↓

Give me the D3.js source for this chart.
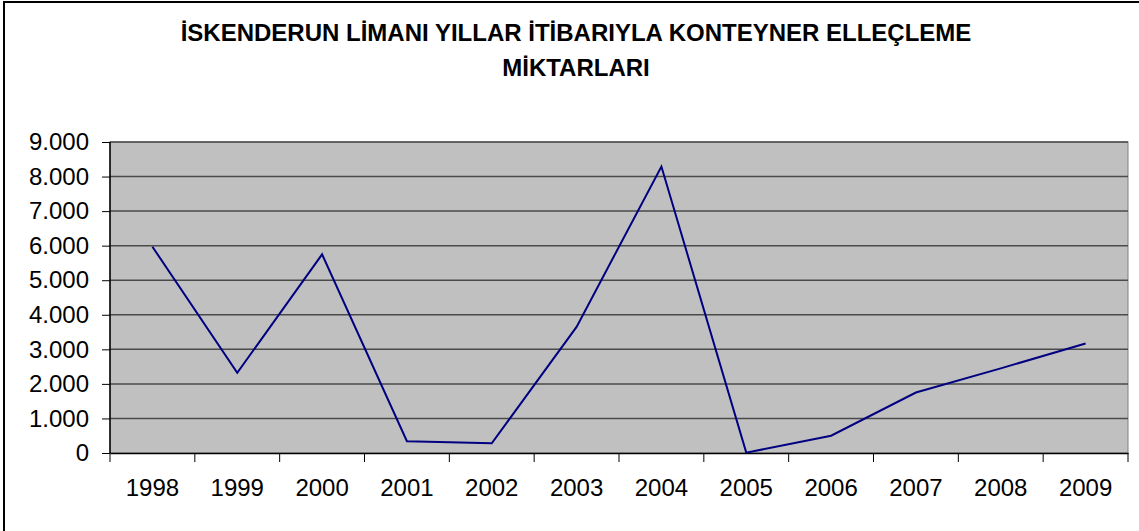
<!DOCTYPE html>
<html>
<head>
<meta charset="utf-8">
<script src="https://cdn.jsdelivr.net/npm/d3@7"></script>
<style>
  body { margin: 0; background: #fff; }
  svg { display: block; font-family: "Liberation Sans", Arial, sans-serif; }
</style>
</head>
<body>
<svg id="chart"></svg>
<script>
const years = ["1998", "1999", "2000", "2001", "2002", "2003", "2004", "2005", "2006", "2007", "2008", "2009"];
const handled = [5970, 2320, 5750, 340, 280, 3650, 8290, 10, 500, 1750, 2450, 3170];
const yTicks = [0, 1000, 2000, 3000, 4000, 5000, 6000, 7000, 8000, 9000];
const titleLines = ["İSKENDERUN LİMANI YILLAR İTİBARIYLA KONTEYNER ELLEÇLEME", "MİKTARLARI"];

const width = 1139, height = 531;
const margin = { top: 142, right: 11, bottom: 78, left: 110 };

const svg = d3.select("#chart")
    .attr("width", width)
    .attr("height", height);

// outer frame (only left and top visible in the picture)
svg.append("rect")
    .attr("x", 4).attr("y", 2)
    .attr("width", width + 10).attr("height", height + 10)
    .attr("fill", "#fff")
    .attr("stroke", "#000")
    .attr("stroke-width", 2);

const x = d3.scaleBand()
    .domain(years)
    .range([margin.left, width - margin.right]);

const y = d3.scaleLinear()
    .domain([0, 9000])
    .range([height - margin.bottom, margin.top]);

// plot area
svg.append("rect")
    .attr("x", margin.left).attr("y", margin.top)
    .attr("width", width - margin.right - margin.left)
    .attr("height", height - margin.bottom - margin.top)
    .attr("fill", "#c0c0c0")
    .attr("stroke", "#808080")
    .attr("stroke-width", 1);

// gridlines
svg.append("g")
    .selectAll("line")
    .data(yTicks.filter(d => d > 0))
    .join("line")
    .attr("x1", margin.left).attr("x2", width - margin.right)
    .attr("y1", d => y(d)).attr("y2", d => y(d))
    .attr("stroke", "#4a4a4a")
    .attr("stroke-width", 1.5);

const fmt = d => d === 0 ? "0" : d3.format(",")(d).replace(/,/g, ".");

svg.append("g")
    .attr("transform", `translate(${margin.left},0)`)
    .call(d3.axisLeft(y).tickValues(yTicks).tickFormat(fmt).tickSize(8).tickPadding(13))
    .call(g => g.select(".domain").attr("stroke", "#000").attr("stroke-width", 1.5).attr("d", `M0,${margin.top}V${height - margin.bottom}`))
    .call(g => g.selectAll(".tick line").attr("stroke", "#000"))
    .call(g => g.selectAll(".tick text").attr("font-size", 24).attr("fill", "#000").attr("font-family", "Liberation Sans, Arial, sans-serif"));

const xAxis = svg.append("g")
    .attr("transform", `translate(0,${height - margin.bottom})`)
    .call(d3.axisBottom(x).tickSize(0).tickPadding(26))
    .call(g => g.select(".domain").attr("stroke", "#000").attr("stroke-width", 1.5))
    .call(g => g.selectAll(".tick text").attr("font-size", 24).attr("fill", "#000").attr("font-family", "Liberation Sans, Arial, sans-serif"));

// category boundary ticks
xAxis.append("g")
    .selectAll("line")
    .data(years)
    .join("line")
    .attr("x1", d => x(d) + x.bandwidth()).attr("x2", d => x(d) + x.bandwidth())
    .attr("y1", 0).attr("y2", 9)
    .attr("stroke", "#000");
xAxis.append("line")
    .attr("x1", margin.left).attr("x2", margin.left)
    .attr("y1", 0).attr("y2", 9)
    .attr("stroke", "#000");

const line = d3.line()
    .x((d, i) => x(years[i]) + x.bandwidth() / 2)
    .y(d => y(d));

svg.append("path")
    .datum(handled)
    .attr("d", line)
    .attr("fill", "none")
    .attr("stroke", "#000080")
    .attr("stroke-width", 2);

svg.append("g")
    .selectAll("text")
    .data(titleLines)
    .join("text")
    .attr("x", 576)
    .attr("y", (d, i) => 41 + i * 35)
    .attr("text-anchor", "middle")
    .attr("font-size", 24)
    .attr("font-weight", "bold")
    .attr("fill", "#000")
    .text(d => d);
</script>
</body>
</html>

↑

• _Exercise objective_
Quote the data above in full and without alteration; skip the pictures.

• _Worked solution_
Give me the D3.js source for this chart.
<!DOCTYPE html>
<html>
<head>
<meta charset="utf-8">
<script src="https://cdn.jsdelivr.net/npm/d3@7"></script>
<style>
  body { margin: 0; background: #fff; }
  svg { display: block; font-family: "Liberation Sans", Arial, sans-serif; }
</style>
</head>
<body>
<svg id="chart"></svg>
<script>
const years = ["1998", "1999", "2000", "2001", "2002", "2003", "2004", "2005", "2006", "2007", "2008", "2009"];
const handled = [5970, 2320, 5750, 340, 280, 3650, 8290, 10, 500, 1750, 2450, 3170];
const yTicks = [0, 1000, 2000, 3000, 4000, 5000, 6000, 7000, 8000, 9000];
const titleLines = ["İSKENDERUN LİMANI YILLAR İTİBARIYLA KONTEYNER ELLEÇLEME", "MİKTARLARI"];

const width = 1139, height = 531;
const margin = { top: 142, right: 11, bottom: 78, left: 110 };

const svg = d3.select("#chart")
    .attr("width", width)
    .attr("height", height);

// outer frame (only left and top visible in the picture)
svg.append("rect")
    .attr("x", 4).attr("y", 2)
    .attr("width", width + 10).attr("height", height + 10)
    .attr("fill", "#fff")
    .attr("stroke", "#000")
    .attr("stroke-width", 2);

const x = d3.scaleBand()
    .domain(years)
    .range([margin.left, width - margin.right]);

const y = d3.scaleLinear()
    .domain([0, 9000])
    .range([height - margin.bottom, margin.top]);

// plot area
svg.append("rect")
    .attr("x", margin.left).attr("y", margin.top)
    .attr("width", width - margin.right - margin.left)
    .attr("height", height - margin.bottom - margin.top)
    .attr("fill", "#c0c0c0")
    .attr("stroke", "#808080")
    .attr("stroke-width", 1);

// gridlines
svg.append("g")
    .selectAll("line")
    .data(yTicks.filter(d => d > 0))
    .join("line")
    .attr("x1", margin.left).attr("x2", width - margin.right)
    .attr("y1", d => y(d)).attr("y2", d => y(d))
    .attr("stroke", "#4a4a4a")
    .attr("stroke-width", 1.5);

const fmt = d => d === 0 ? "0" : d3.format(",")(d).replace(/,/g, ".");

svg.append("g")
    .attr("transform", `translate(${margin.left},0)`)
    .call(d3.axisLeft(y).tickValues(yTicks).tickFormat(fmt).tickSize(8).tickPadding(13))
    .call(g => g.select(".domain").attr("stroke", "#000").attr("stroke-width", 1.5).attr("d", `M0,${margin.top}V${height - margin.bottom}`))
    .call(g => g.selectAll(".tick line").attr("stroke", "#000"))
    .call(g => g.selectAll(".tick text").attr("font-size", 24).attr("fill", "#000").attr("font-family", "Liberation Sans, Arial, sans-serif"));

const xAxis = svg.append("g")
    .attr("transform", `translate(0,${height - margin.bottom})`)
    .call(d3.axisBottom(x).tickSize(0).tickPadding(26))
    .call(g => g.select(".domain").attr("stroke", "#000").attr("stroke-width", 1.5))
    .call(g => g.selectAll(".tick text").attr("font-size", 24).attr("fill", "#000").attr("font-family", "Liberation Sans, Arial, sans-serif"));

// category boundary ticks
xAxis.append("g")
    .selectAll("line")
    .data(years)
    .join("line")
    .attr("x1", d => x(d) + x.bandwidth()).attr("x2", d => x(d) + x.bandwidth())
    .attr("y1", 0).attr("y2", 9)
    .attr("stroke", "#000");
xAxis.append("line")
    .attr("x1", margin.left).attr("x2", margin.left)
    .attr("y1", 0).attr("y2", 9)
    .attr("stroke", "#000");

const line = d3.line()
    .x((d, i) => x(years[i]) + x.bandwidth() / 2)
    .y(d => y(d));

svg.append("path")
    .datum(handled)
    .attr("d", line)
    .attr("fill", "none")
    .attr("stroke", "#000080")
    .attr("stroke-width", 2);

svg.append("g")
    .selectAll("text")
    .data(titleLines)
    .join("text")
    .attr("x", 576)
    .attr("y", (d, i) => 41 + i * 35)
    .attr("text-anchor", "middle")
    .attr("font-size", 24)
    .attr("font-weight", "bold")
    .attr("fill", "#000")
    .text(d => d);
</script>
</body>
</html>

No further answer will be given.